Right now. Now. This time. The space in which we orbit. This particular mark along the 4th dimensional axis. This time. Now. Here. Right now. Right now is the best time ever to be a music fan. Fight me.
If your argument is that there isn’t as much good music around these days then, with all due respect, what the fuck are you talking about, you ugly sack of piss? There’s more good music in 2018 than there’s ever been before, and with more possible ways of hearing it than previously thought possible. Perhaps you want the days again when you’d read about The Mock Turtles being given record of the week in NME and then excitedly rushing off to Woolworths in Dorking to spend your 25p on the plexi vinyl, and the exhilarating trip home on the bus before you raced back to the record player in your bedroom and finally found out it was dog’s pish. Fair enough, but firstly that’s the world that you don’t like as much these days, not music, and secondly you can still take a trip out to Asda or somewhere and spend money on a record you’ve never heard that’s likely to be shit. ‘You Know I Know’ by Olly Murrs is number 10, they’ll probably have a copy of that and it’ll almost definitely be shit. Fancy doing that?

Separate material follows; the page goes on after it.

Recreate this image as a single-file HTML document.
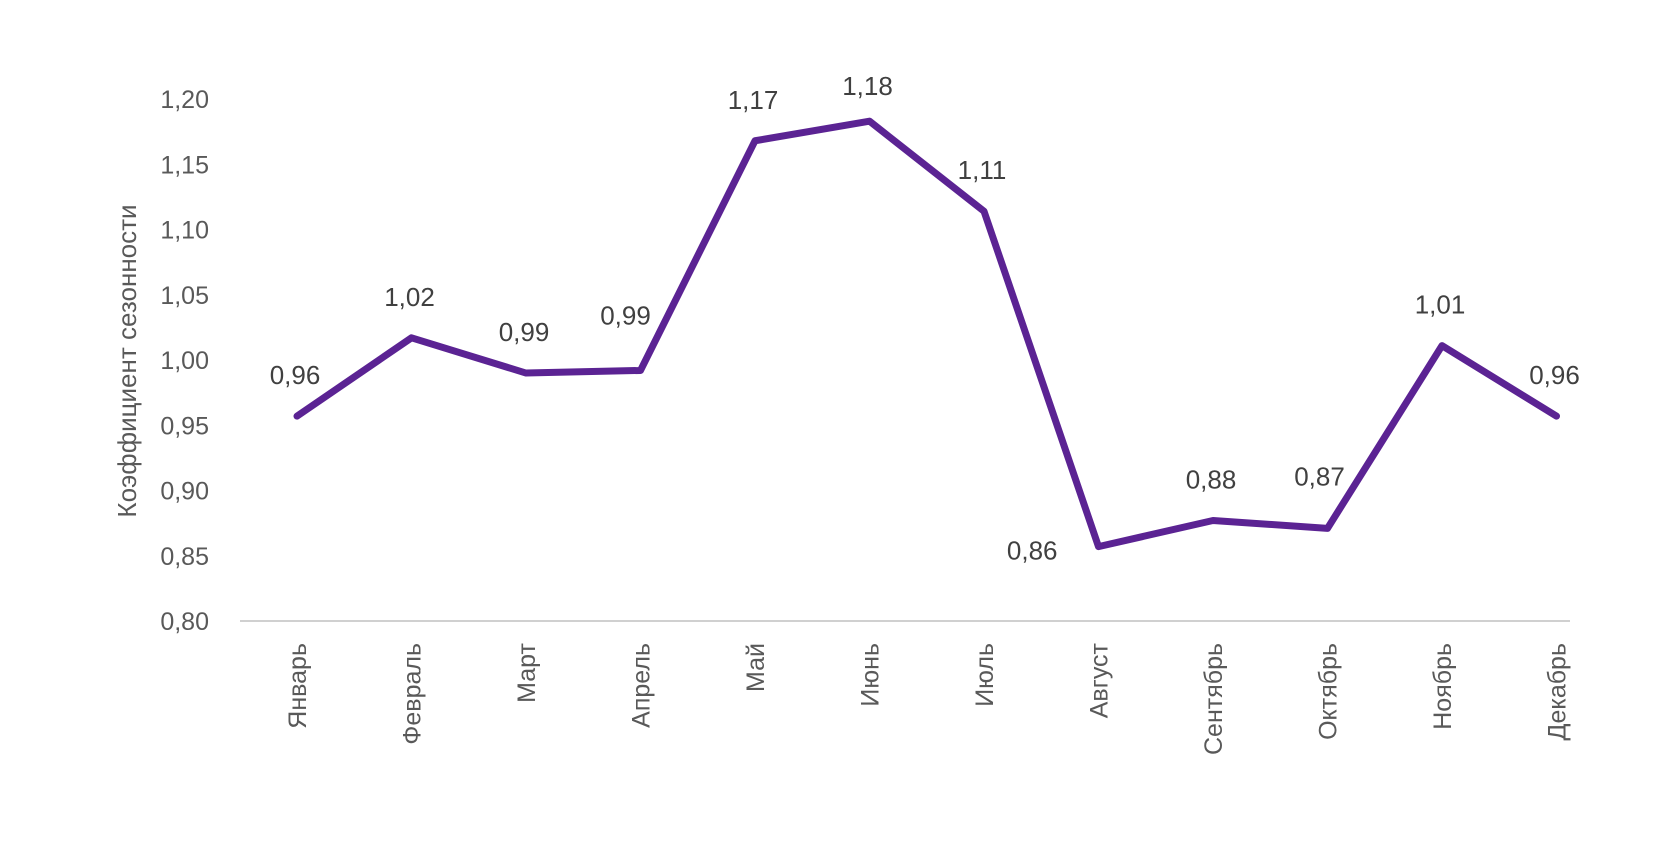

Language is very much like that green growth on my left testes, in that it keeps growing and changing in occasionally unpalatable ways, no matter what we intend and what efforts we take.
Words rarely mean the same thing for too long. ‘Faggot’ used to be a derogatory slur of homosexuals, but now it apparently just means someone whose opinion you politely dispute online. ‘Gay’ used to mean happy, and it seems now many people are so against this shift that they attempt to make gay people’s lives as unhappy as possible. That’s brilliant! I love irony! Sherlock Holmes ejaculated over Doctor Watson many times in the 19th century, and though he would also do so countless times in early 2010s Benedict Cumberbatch fanfic, the meaning was not quite what Conan Doyle had originally intended. There have actually been over a dozen officially recognised semantic shifts that have happened since dawn this morning. At 6:46 GMT it was decreed that the word ‘viscous’ now refers to Beijing Opera. At 8:12 GMT we received news that ‘tableware’ was actually a derogatory term for people of South Vermont. We heard at 11:02 GMT that dogs were now called cats, cats were now called mice, and mice were now called Total Network Solutions. Most confusingly, we were informed at 11:53 that we could no longer call a spade a spade, but a digidigdigdigdigdigdigdigggytron*
(*I had a… different joke there… but I chickened out… Feel free to tell it if you can tell what it would have been, but give me full credit. It it’s funny. If it’s racist, then that’s your fault)
Stewart Lee apparently likes to ensure his tour posters always contain the absolute worst reviews his act receives (mostly, it has to be said, culled from the Daily Mail). So if you were to see his latest tour advertised at your local ballroom, you wouldn’t just see the usual praise emblazoned across his photoshopped visage- not just the ‘Top of his game!’: Guardian, or ‘A melting chucklepot full of witty grits!’: Evening Standard, or ‘Blimey, he’s so much more clever than me!’: Independent- but also some of the kickings he receives that arrive chiefly from the other wing:
‘Is the joke that it’s not remotely funny’ Daily Express
‘We get it, Stew: you’re far more intelligent than us and by including such scathing reviews from the right wing press you’re attempting to draw concrete lines between you and ‘them’, and you’re intent on making your whole act about how much better you- and the audience smart enough to hear your dog whistle poster- are than the scum who read the Daily Mail and voted Brexit, and how the most important thing to do now is create unbreakable barriers between the two sides and create eternal disarray among the human race, we get it! Can we have our money back now?’ The Sun
‘Was he always that fat? He definitely didn’t used to be that fat, did he?’
A revolution doesn’t mean that things are being changed for the better. It just means that things are being changed
It’s for this reason that Donald Trump
is probably the most revolutionary American President in generations.
Barack Obama certainly wasn’t revolutionary: he was a notable and genuinely inspiring representation of the progress made in perhaps considering the possibilities of equal opportunities in the country (and by extension the western world) but aside from the colour of his skin his rise to power (best at school – notable stint at very high paid but extremely dull job – moves into politics – doesn’t do anything horrendously embarrassing for about a decade – gets good at public speaking – becomes president) and pretty much the entirety of his term in office was generally a cut and paste job from near enough every democratic president in history (Republicans are nearly exactly the same, except they claim their family owned a farm, wear cowboy hats on distinctly more occasions, and actually talk about guns rather than change the subject in fear of losing votes). He was smart, he said the right things, he wore the right suits, he never slagged off Will.I.Am on Twitter for declining record sales after he stopped working with him. Hopefully Obama’s time in office will encourage far more non-white feasible presidential candidates in the future, but right now the most revolutionary thing to come out of his presidency may be the future popularity of drone strikes.